_What needs to be done_:
Each line containing the word "that" must be collected.

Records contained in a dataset
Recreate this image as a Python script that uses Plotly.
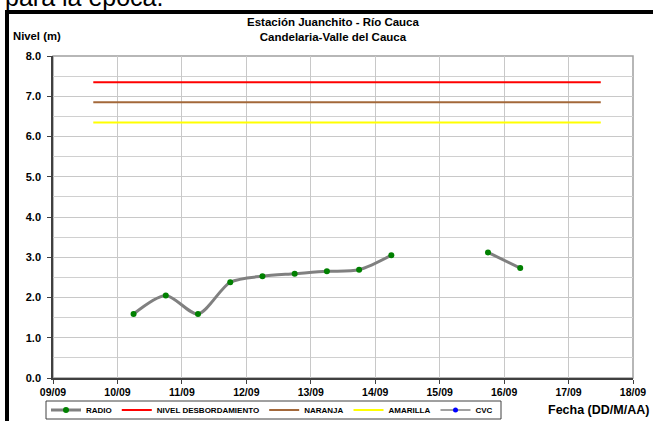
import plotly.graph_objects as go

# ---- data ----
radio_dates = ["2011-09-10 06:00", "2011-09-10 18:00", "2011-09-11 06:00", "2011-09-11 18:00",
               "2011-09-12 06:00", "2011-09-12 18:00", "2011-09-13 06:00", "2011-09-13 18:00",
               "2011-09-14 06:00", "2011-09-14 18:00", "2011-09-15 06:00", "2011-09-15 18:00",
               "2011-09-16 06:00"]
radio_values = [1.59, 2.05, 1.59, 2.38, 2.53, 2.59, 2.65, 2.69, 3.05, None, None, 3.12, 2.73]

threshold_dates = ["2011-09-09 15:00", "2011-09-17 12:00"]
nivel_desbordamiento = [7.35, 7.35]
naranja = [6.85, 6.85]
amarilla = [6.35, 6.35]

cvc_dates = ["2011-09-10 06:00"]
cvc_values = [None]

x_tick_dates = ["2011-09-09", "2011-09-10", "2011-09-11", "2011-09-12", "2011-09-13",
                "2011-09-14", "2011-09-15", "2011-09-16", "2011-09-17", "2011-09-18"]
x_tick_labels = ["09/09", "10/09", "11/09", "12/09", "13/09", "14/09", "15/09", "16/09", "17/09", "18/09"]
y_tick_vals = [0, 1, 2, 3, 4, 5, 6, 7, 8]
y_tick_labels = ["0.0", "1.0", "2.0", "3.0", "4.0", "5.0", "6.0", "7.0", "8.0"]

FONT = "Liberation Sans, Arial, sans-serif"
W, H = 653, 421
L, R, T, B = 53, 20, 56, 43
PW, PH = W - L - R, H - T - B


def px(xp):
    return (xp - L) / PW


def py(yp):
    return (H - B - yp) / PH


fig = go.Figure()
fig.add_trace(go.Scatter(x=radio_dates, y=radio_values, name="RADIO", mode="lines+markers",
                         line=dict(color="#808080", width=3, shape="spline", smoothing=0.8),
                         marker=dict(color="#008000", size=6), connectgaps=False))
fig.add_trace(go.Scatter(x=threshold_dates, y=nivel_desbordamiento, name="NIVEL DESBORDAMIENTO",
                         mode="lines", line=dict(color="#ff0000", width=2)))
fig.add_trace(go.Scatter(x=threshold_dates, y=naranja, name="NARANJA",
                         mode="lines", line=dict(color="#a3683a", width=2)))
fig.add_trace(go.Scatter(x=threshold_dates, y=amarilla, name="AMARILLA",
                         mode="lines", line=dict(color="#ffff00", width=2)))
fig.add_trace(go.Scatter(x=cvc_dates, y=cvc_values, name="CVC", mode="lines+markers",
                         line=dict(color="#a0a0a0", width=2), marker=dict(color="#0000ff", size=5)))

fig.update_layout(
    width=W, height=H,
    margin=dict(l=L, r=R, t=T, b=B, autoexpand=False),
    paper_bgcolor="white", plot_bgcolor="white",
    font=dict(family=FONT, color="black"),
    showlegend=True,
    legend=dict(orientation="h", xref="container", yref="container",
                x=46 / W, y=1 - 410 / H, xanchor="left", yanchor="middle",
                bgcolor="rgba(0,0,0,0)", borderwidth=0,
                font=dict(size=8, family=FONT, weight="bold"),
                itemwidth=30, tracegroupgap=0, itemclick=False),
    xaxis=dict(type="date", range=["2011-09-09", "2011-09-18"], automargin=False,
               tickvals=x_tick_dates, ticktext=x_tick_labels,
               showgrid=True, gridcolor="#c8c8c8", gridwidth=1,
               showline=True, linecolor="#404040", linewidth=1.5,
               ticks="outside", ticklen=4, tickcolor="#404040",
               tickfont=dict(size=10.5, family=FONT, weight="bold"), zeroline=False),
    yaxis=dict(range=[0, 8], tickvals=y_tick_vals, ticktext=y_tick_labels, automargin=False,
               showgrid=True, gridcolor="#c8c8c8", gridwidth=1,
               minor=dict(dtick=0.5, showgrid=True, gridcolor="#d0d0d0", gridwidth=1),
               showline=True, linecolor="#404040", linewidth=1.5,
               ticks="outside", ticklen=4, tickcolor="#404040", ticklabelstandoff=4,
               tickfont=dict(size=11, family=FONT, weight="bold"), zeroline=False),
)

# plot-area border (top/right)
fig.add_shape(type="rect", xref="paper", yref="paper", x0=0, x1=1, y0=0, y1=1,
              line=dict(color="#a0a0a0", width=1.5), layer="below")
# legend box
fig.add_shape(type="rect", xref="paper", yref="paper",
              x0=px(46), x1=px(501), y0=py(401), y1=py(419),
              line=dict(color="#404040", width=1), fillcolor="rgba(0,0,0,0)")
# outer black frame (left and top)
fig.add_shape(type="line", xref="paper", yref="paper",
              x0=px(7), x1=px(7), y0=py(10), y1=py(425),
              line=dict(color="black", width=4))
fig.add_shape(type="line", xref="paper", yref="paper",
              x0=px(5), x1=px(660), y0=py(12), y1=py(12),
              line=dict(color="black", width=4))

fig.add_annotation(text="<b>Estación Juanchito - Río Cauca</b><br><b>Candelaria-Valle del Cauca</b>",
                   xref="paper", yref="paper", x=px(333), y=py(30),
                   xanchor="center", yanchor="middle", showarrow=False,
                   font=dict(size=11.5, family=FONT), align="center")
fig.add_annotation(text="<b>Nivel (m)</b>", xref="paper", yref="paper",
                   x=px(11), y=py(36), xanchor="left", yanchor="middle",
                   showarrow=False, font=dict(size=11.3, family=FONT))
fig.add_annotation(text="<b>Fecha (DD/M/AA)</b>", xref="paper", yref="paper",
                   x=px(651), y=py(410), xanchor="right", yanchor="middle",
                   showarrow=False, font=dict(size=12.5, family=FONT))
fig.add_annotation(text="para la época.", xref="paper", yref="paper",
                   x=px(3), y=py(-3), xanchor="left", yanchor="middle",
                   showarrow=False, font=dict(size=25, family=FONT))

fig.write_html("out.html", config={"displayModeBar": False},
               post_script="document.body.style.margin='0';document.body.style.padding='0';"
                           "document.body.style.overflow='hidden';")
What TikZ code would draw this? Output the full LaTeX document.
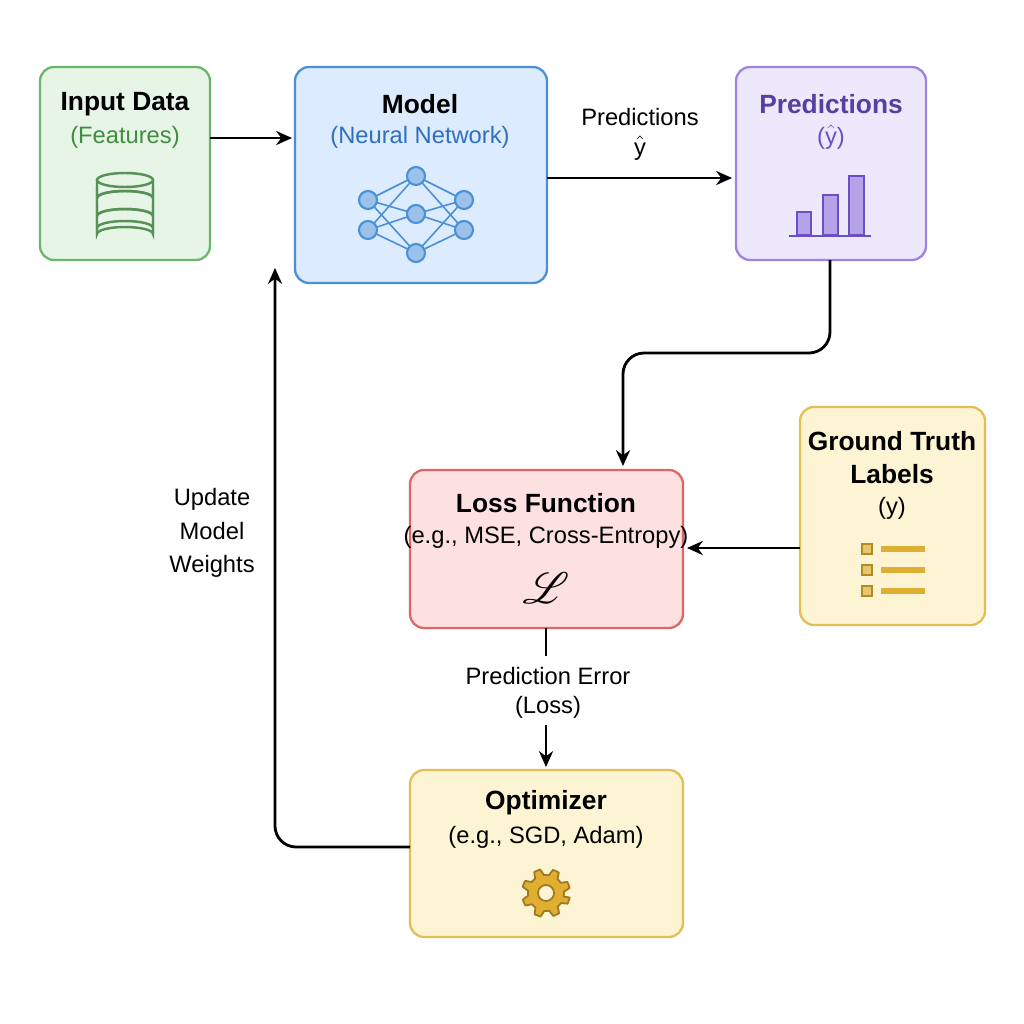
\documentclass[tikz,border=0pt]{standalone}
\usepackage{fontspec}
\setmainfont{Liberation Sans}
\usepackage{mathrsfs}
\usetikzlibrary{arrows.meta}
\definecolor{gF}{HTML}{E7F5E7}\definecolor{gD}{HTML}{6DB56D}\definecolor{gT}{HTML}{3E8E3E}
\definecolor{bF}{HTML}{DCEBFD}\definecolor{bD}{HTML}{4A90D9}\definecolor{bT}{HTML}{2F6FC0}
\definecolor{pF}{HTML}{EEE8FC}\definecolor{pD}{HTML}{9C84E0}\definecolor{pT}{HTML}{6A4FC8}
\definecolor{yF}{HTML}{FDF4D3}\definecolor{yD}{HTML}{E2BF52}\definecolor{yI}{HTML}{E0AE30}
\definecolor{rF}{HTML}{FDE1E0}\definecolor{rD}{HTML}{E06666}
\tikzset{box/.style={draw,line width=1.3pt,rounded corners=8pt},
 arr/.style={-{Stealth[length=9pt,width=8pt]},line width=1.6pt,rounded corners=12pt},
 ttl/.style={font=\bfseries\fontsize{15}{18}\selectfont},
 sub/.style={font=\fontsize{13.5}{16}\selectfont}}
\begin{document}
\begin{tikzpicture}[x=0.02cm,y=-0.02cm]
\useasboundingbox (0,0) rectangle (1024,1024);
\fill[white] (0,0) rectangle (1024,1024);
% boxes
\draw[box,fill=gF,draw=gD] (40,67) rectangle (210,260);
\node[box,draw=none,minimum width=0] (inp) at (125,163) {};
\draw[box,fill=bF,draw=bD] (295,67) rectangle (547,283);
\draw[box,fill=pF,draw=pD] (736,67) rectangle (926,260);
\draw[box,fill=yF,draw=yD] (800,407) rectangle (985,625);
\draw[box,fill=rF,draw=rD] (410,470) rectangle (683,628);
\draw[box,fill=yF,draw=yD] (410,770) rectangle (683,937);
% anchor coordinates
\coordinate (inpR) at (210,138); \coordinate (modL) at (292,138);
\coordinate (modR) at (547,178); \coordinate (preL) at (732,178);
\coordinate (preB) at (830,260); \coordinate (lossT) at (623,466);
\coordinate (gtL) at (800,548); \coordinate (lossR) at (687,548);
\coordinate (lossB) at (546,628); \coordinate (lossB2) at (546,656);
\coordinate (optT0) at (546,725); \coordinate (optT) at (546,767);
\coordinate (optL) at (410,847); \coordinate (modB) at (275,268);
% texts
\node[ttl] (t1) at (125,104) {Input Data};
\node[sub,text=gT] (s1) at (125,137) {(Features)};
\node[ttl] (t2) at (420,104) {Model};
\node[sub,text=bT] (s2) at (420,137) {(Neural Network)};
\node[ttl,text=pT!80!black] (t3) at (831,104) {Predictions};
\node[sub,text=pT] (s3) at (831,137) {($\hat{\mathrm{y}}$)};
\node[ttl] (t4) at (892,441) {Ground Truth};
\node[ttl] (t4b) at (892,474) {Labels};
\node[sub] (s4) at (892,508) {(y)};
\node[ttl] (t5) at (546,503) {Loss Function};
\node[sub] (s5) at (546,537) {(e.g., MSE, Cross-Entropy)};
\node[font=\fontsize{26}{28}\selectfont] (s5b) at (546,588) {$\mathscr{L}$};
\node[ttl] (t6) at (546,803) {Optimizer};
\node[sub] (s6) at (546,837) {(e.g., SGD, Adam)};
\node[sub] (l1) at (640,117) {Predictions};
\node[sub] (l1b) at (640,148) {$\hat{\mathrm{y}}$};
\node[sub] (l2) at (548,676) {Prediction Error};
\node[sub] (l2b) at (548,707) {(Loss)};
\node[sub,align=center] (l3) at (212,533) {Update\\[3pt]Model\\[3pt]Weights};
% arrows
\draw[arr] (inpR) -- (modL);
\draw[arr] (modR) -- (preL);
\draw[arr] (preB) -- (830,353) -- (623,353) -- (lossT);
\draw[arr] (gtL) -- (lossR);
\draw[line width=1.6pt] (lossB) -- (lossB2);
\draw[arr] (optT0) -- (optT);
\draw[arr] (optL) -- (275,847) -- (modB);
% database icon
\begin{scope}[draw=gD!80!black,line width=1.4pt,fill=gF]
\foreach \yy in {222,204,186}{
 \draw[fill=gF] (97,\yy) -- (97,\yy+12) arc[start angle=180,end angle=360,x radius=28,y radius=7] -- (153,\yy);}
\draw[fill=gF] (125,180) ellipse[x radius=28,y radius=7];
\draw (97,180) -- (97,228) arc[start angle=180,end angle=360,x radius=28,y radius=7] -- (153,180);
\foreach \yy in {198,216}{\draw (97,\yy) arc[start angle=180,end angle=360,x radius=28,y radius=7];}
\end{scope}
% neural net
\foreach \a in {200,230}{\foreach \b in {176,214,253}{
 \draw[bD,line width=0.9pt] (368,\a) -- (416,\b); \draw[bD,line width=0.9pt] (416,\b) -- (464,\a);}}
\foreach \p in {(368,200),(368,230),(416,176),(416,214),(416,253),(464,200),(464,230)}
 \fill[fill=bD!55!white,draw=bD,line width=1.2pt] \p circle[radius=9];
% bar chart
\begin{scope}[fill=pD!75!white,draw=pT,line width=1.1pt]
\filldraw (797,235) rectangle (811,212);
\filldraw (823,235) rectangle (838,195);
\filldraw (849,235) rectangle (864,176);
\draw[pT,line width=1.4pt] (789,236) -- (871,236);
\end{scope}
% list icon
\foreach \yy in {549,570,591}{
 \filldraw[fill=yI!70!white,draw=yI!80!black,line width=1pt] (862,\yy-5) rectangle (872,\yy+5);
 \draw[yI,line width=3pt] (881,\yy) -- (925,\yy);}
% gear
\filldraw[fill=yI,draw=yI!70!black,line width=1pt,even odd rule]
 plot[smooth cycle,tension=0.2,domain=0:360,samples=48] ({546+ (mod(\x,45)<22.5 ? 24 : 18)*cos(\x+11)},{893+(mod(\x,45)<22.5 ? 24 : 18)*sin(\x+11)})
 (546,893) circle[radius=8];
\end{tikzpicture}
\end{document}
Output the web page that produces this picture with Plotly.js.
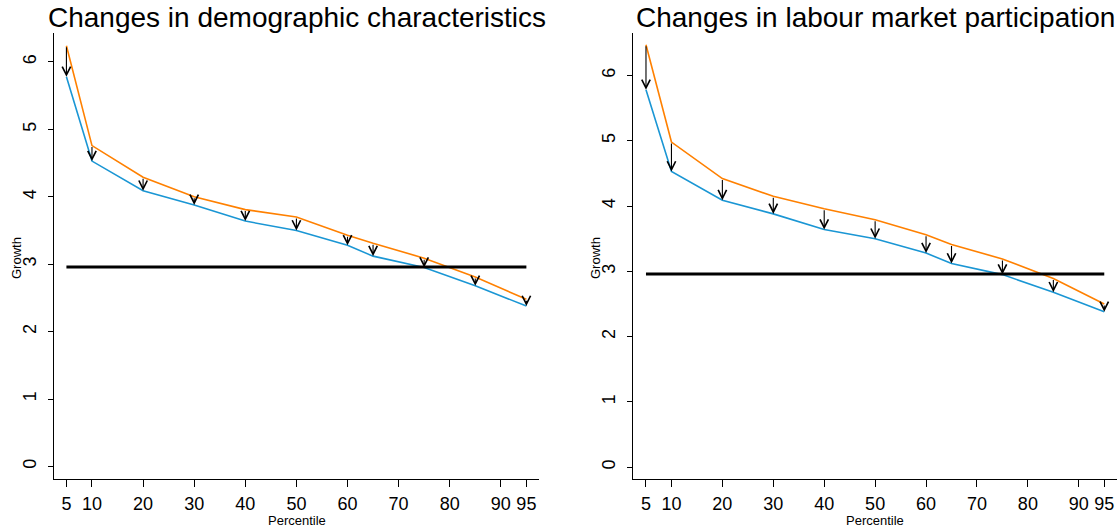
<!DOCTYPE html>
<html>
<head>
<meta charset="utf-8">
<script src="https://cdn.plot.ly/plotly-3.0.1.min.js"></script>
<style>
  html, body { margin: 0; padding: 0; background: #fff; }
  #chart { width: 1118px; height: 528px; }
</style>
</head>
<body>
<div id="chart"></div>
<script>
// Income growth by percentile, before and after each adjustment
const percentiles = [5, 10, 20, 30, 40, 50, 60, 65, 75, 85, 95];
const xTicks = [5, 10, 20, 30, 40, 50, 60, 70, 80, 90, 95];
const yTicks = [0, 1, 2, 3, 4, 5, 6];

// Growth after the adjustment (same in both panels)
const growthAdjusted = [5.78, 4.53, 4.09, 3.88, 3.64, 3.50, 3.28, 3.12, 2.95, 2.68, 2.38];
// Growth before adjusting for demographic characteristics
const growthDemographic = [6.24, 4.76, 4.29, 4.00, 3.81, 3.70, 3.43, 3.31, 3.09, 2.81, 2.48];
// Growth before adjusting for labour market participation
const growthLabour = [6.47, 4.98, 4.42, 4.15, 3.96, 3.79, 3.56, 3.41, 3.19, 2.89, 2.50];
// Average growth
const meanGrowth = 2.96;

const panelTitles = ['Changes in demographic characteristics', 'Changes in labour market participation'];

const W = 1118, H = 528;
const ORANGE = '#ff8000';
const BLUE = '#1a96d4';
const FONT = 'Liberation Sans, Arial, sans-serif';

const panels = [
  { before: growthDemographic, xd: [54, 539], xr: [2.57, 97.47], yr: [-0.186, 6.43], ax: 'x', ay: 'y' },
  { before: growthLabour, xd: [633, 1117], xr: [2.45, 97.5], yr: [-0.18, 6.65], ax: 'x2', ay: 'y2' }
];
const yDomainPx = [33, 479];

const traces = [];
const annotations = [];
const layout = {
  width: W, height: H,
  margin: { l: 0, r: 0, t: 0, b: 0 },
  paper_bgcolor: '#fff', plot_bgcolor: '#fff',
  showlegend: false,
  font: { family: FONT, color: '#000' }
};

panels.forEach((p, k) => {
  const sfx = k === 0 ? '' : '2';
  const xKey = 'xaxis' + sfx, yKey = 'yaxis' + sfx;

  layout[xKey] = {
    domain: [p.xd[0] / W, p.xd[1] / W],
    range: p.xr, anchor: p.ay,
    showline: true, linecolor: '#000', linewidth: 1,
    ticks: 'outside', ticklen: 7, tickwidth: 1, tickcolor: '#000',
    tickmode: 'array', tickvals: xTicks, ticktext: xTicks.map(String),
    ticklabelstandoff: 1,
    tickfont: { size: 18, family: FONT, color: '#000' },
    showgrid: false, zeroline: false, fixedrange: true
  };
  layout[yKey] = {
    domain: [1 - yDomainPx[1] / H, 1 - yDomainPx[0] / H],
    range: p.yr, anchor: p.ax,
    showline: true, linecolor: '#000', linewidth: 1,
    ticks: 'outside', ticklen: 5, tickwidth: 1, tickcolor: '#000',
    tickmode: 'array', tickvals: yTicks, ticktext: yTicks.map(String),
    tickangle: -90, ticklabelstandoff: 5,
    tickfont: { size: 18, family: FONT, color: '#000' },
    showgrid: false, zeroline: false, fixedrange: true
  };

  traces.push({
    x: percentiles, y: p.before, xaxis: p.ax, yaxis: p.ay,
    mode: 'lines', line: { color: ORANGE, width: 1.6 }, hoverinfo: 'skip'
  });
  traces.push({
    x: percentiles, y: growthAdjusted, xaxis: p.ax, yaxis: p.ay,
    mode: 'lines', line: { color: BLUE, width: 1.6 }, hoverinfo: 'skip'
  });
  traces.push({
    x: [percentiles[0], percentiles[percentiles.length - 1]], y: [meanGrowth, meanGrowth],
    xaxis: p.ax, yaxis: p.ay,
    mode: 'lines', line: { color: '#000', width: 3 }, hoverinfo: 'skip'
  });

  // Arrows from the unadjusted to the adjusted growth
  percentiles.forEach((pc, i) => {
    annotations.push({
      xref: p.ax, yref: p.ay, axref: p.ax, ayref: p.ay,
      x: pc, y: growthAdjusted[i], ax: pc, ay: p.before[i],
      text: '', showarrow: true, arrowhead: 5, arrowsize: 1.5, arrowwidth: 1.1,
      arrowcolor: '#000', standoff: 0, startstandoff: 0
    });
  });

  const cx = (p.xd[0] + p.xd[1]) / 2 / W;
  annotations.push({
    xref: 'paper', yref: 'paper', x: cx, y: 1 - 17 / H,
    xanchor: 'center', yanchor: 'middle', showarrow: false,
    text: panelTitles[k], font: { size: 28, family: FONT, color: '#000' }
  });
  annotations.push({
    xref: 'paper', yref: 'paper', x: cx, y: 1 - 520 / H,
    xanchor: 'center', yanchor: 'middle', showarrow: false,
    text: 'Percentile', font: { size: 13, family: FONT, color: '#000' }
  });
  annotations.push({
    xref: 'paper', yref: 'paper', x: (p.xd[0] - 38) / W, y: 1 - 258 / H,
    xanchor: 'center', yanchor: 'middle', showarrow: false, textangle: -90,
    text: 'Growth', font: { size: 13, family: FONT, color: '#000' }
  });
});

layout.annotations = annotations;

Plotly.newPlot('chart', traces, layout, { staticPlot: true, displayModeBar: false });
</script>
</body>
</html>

_Result for this task_:
Recreate this image as a Python script that uses Plotly.
Output the web page that produces this picture with Plotly.js.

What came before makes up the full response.